For Shear, the solution to making these spaces more inclusive and equitable for women comes down to prioritization. “When I’m having discussions with my team,” Shear says of the bass genre in particular, “the first thing that comes out of my mouth is, ‘Well, the fact that this is majority young white males, I’d like to see us spending more time with our female artists, our Black and indigenous artists, and make sure that they’re being seen just as much by our partners and our community as every other artist is.'”
Shear has been surveying the electronic landscape since getting into dance music professionally in 2015. She’d had always been interested in music, playing in bands alongside her twin brother while growing up in L.A.’s El Segundo neighborhood. At 15, she first went to Coachella and was indoctrinated into the electronic world via the festival’s hallowed Sahara Tent. Shear’s lifelong passion for rock and metal translated neatly to a love for heavy bass, and after completing an independent music production certification course at UCLA Extension, she landed an A&R internship at Skrillex‘s label, OWSLA, a key dance scene tastemaker during the mid-2010s.

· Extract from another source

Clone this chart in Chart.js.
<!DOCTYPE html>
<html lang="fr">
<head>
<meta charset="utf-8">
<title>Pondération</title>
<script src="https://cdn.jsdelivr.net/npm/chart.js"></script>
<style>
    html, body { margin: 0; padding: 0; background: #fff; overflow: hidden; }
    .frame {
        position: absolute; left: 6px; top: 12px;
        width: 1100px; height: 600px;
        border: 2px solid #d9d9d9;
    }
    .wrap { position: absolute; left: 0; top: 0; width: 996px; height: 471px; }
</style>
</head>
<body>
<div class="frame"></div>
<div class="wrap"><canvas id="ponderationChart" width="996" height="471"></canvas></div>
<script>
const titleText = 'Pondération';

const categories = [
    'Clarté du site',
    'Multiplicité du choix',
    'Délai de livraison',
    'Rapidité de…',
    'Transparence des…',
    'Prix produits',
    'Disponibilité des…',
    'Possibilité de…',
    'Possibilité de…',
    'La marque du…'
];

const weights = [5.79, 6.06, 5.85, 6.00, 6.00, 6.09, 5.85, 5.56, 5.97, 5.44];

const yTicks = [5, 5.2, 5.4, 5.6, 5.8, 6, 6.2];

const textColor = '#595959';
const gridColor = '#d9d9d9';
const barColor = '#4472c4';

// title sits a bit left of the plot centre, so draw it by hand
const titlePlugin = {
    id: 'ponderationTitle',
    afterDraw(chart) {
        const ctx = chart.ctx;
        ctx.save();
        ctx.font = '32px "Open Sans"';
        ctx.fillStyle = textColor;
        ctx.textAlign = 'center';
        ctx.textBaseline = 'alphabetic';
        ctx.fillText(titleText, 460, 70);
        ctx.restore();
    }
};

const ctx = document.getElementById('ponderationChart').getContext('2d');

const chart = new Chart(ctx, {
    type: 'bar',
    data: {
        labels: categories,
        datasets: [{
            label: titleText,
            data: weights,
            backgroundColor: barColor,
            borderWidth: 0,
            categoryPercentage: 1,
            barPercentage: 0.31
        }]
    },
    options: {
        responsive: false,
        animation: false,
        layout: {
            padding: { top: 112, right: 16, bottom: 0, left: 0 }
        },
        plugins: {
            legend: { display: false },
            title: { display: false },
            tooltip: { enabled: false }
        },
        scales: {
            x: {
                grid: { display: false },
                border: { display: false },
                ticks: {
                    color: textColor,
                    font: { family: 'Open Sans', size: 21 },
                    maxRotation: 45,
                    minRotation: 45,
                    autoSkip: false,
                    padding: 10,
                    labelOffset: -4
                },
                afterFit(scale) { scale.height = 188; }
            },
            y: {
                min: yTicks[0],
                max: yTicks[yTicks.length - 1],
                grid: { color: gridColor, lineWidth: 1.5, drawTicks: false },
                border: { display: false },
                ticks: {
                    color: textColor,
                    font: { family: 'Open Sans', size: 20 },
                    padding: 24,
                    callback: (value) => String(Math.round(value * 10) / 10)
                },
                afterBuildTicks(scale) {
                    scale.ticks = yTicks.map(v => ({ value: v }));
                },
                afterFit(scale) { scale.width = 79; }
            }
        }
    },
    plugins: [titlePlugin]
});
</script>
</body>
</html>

The OWSLA staff was largely male when Shear began at the label, but shifted to a predominantly female workforce during her tenure. Monstercat is also focused on gender equality in the workplace, employing a nearly 50 percent female staff across its Los Angeles, Singapore and Vancouver offices, which Shear says fosters a more balanced and comfortable dynamic.
“I definitely noticed in both companies that even just the vernacular of the day-to-day conversations between teams and employees are a lot different [when there are more women],” Shear says. “There’s not so much gusto or bro-ing down, and stuff that usually a group of dudes only talk about when they’re with their dudes. There’s not that dynamic as much in the air.”
As the dance scene and general music industry reckons with a lack of diversity, systemic inequalities and the fostering of spaces that aren’t entirely welcoming to women, BIPOC and LGBTQ+ people, Monstercat has also developed an employee-led internal diversity and inclusion task force to address such issues. The project, of which Shear is a member, identifies where marginalized communities have been institutionally discriminated against, and provides artists from such communities with extra support.
“They don’t normally get that time with A&R,” says Shear. “There’s not a lot of A&RS who look like artists in marginalized communities.”
Indeed, there are very few female A&Rs in the electronic music industry — a fact that may be a function of hiring bias. “Similar to the reason why artists are so skewed cis white male, it’s the same with employment,” Shear says. “There’s just no one in those spaces spending the time to do the research and find women and people from marginalized communities to hire.”
While Shear says she’s proud to be in her position, she acknowledges there’s still a lot of work to do in terms of representation and getting more like-minded A&Rs and industry professionals into positions of power. The trickle-down effect of such efforts will ultimately benefit the industry, and fans will hear a more fully realized spectrum of electronic music ideas and subcultures.
“If I can carve out as much a lane for them as I possibly can as an ally, or just be able to hold space for those artists,” Shear says, “I think it allows them to be better artists, to grow, to be able to make more music, develop relationships and reach the goals they want to.”